With the formation of the Milwaukee-based manufacturing company in 1995, Alverson and his partner, Jack Kopac, knew from the beginning what it took to run a start-up business.
“Jack was a customer from my first business. He worked for a company similar to what Accurate does now and was looking to go into his own niche,” says Alverson. “After I sold my interest in the original business (Mid-States Blanchard Grinding in Milwaukee) I needed something to do so I hooked up with Jack because we both knew the parameters of setting up a small business like this.”
Even with their nuts-and-bolts know-how of getting the business off the ground, the two understood that building a successful enterprise meant building a reputation, not only with customers but with the vendors who supplied them.
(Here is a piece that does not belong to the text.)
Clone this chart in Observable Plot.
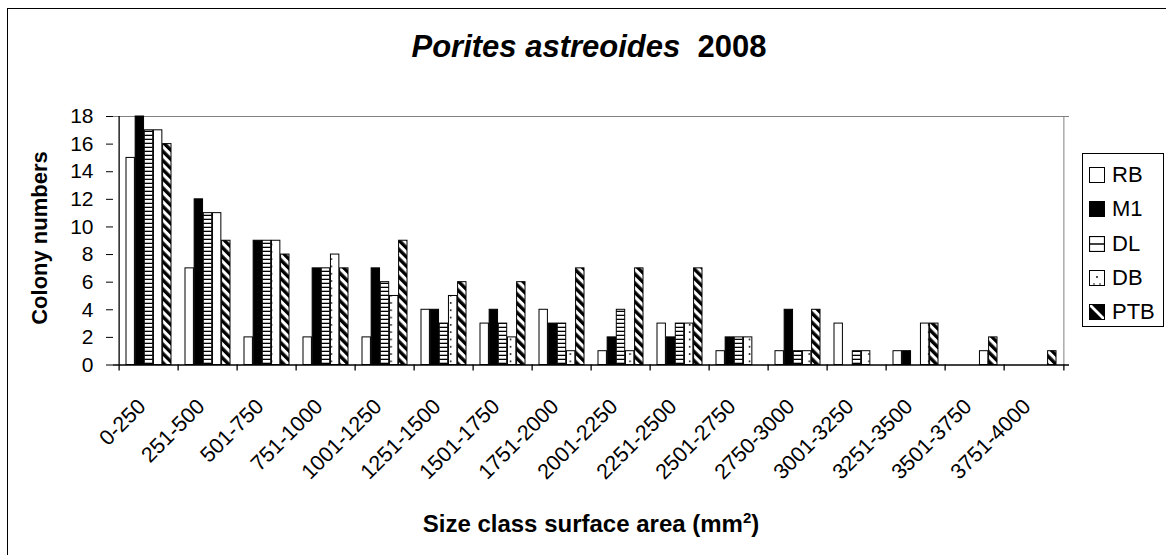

Alverson notes that it took two years before their company was able to develop the kind of trust necessary with suppliers that would enable them to give their own customers a good deal.
“We require a lot of raw material and our ability to be competitive is based on the hurdle of establishing suppliers that are willing to give us competitive prices that we can make a profit from. That only happens over time,” explains Alverson.
Alverson also knew that in order to keep customers coming back, attracting the right employees to deliver products and services is essential. To that end, both he and Kopac focused their hiring on people with the experience.
“Our whole business philosophy from the beginning was recognizing that some of the larger steel companies don’t really have the ability to address personnel decisions like we are able to,” states Alverson. “We get out and target only experienced machine operators and, basically, this is our whole pitch to customers: that we are going to have state-of-the-art tools and the top people in the area in our business.”
There’s a cost involved in that practice.
“We pay [our employees] a little bit more than some of the big steel service centers,” Alverson said. “But by paying them a little bit more we are able to attract a higher-quality employee, and it has really paid off in the long run because we have had little or no turnover in six years.”
Two years ago the lease ran out on the downtown Milwaukee building that served as Accurate’s base of operations. Alverson saw that as an opportunity to expand the company. With the help of an Industrial Revenue Bond, Alverson and Kopac made the move to buy their own building after only four years of being in business. The new building, at 8165 W. Tower Ave in Milwaukee, gave them some breathing room, with an expansion from the previous space of 10,000 square feet to 30,000.
“We were in a position to again grow, and the only way we were going to grow the business was to move to a larger facility that would allow us to get more equipment and service our customers better.”
Another sign of the company’s continued growth is the recent opening of its Rockford, Ill., division in January. Alverson and Kopac have been developing that branch of their business for the last year and have already signed on 30 accounts.